Rivelin Rocks are a gritstone edge or escarpment in the upper Rivelin Valley at grid reference , 9 km west of Sheffield just off the A57 road in the county of South Yorkshire, England.

== Overview ==
The rocks reach a height above sea level of approximately 270 m and are popular with rock climbers and to a lesser extent with walkers, although never overcrowded. The land on which the rocks lie is private and the landowner has protested in the past about damage done to trees and footpaths and has threatened to bar access for visitors. The edge has many trees growing close to it although a good view of parts of the edge can be obtained from the A57 road 0.5 km to the south. Sheep grazing fields stand immediately north of the edge and these are fenced off leaving room for only a narrow path quite close to the edge. The summit of the rocks gives good views of the lower of the Rivelin Dams.

== Rock climbing ==
The rock-climbing fraternity tend to refer to the rocks as Rivelin Edge. Many rock climbers are drawn to the area because of the fine obelisk of Rivelin Needle, a 20 m free-standing gritstone pinnacle that stands in front of the main edge. There are no fewer than eight recognised routes up the needle, with “Croton Oil” graded at Hard Very Severe (HVS 5A) being regarded as a classic climb and one of the best routes on the eastern edges of the Peak District. The rocks in fact fall just inside the boundary of the national park. Additional attractions for the climber is that the rocks are south-facing and are often bathed in sunlight and warmer than some of the neighbouring climbing edges; the quality of the rock is also good, being extremely grippy.

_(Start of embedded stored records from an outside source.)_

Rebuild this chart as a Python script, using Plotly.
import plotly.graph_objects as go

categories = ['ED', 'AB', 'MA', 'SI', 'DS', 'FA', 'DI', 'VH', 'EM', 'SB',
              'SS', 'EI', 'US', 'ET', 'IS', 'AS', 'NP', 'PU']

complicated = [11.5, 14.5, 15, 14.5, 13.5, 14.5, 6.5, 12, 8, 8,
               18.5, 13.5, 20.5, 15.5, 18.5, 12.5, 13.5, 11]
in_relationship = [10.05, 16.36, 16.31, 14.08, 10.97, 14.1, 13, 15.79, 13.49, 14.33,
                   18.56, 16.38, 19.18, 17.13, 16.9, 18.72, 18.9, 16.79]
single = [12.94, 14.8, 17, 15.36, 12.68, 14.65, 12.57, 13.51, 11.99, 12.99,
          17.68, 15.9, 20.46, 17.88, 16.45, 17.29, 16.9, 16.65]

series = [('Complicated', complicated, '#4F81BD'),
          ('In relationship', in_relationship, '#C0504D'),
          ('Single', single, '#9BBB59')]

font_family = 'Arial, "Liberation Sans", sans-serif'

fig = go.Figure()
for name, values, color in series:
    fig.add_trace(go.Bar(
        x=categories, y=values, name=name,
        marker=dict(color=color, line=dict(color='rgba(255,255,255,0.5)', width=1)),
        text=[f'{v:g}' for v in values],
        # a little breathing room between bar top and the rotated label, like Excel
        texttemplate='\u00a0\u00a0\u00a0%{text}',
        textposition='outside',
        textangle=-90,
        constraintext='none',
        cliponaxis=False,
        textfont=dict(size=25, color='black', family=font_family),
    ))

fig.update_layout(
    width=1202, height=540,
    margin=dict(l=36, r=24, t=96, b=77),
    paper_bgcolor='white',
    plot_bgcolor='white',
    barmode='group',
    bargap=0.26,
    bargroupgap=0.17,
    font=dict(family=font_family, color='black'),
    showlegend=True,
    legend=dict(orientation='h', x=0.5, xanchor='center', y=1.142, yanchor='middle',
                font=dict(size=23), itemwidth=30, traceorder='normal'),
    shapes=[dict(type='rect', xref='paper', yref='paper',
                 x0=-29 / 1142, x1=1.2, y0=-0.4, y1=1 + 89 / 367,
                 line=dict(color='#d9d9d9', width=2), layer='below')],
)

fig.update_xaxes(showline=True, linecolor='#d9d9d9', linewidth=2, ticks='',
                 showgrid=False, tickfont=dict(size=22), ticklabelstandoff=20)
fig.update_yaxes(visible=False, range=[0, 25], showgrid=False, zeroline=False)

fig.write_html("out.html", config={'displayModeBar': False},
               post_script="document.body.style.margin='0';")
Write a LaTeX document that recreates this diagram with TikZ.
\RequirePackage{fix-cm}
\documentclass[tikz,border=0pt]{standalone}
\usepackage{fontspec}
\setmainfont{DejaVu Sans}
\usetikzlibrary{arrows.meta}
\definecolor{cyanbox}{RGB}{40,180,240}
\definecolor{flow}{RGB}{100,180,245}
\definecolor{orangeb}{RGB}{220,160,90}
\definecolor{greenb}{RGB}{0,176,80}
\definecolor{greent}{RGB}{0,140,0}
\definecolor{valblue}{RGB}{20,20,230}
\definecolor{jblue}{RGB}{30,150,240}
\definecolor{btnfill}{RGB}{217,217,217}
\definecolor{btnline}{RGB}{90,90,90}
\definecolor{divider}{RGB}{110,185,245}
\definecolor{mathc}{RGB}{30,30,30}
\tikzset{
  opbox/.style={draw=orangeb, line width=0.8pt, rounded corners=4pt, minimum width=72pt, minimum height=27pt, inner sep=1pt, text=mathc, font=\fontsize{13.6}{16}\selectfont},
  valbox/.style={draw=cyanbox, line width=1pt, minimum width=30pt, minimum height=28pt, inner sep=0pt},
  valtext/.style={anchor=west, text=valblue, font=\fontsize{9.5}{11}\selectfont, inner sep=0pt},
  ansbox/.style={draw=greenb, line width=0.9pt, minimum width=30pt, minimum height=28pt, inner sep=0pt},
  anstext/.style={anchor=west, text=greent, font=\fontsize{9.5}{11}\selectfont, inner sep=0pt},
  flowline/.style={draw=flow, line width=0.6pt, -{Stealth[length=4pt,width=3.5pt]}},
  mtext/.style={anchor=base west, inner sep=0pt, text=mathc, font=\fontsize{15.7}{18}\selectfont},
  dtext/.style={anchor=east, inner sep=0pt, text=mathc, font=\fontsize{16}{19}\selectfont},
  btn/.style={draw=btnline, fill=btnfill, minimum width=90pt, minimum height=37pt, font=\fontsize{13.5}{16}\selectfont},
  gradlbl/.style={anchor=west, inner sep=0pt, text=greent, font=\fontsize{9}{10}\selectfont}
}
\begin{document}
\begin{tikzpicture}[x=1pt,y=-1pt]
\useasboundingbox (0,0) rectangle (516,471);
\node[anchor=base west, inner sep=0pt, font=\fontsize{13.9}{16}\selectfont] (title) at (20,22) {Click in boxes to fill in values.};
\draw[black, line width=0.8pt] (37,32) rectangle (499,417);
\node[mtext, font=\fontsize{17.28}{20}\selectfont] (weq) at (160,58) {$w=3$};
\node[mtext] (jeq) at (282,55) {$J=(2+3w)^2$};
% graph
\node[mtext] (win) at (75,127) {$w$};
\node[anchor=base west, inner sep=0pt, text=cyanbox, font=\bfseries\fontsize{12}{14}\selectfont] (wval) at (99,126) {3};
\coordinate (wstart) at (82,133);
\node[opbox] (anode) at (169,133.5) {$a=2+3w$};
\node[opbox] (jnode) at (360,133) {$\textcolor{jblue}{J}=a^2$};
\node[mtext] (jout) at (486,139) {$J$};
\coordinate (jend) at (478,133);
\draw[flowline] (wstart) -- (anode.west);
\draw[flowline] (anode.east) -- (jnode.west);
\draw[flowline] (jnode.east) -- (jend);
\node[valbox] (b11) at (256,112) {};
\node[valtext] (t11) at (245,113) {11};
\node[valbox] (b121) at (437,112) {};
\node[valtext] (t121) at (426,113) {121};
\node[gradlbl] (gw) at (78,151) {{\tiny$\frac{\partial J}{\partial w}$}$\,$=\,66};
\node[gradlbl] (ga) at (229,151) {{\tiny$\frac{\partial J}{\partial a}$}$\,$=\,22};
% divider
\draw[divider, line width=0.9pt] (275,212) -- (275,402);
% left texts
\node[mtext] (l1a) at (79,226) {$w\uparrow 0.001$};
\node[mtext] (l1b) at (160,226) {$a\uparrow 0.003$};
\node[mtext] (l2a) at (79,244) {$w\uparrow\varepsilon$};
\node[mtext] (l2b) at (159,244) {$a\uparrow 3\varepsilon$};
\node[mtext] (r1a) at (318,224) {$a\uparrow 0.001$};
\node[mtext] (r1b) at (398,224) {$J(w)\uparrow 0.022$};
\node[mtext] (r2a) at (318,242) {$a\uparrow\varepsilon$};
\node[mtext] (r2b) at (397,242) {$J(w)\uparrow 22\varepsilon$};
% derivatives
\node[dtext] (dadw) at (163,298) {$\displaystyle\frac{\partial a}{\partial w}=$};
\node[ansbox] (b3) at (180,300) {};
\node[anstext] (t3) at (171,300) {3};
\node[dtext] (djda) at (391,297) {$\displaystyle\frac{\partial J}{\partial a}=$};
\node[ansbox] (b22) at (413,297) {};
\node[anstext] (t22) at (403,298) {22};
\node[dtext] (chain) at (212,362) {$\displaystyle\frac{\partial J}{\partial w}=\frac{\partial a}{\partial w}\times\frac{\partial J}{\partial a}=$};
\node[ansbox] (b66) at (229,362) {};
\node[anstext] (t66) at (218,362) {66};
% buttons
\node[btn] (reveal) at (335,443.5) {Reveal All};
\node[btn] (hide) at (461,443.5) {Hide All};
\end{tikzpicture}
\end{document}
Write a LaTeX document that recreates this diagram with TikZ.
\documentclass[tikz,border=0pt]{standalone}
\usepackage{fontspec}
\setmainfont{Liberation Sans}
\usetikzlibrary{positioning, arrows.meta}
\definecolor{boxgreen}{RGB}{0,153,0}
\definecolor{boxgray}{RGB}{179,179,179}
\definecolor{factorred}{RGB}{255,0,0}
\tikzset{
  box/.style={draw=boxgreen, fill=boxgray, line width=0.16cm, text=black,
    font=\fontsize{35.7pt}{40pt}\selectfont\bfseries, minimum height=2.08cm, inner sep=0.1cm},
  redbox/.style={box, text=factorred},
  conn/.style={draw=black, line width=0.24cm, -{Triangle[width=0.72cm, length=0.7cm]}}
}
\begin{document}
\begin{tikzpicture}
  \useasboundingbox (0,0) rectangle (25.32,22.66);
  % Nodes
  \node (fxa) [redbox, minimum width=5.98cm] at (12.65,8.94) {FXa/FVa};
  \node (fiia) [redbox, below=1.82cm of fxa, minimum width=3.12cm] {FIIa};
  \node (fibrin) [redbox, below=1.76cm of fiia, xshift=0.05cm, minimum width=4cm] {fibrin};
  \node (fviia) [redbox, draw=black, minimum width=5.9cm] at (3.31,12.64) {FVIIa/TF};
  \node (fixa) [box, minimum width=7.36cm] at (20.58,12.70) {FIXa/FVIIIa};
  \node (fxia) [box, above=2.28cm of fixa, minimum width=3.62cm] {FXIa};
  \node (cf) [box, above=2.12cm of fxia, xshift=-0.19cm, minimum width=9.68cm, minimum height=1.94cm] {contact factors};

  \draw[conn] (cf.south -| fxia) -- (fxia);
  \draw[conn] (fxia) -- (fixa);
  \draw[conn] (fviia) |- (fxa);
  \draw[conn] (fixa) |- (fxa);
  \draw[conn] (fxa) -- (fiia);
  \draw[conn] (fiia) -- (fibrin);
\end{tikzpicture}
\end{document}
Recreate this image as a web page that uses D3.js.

The first recorded ascent of the Needle was in 1950 by Don Wooller using the 28 m Spiral Route. Famous British climber Joe Brown climbed the Needle in 1954 by the Original Route. The main face of the rocks also has some excellent climbs, The Brush Off, Blizzard Ridge and Auto da Fe all being highly rated routes. Descent from the Needle is by abseiling from a metal chain at the top. The isolated western part of the crag is named White House Buttress after a house situated just below the edge, which formerly belonged to Arthur Balfour, 1st Baron Riverdale and has become a care home in recent years.

== Access ==
Rivelin Rocks are reached via a muddy public footpath that leaves the A57 road opposite the dam wall of the lower Rivelin Reservoir; the path goes through bracken and then enters a dense silver birch wood passing a sign that says you are entering a conservation area. The path forks in the wood; the left-hand branch leads gently uphill towards the rocks until the base of the crags are reached, then it is a short steep scramble up to the top of the rocks, finding an accessible gap in the crags. The view from the top give a good prospect of the lower Rivelin Reservoir. The area of the main edge just behind the needle has been quarried at some time in the past.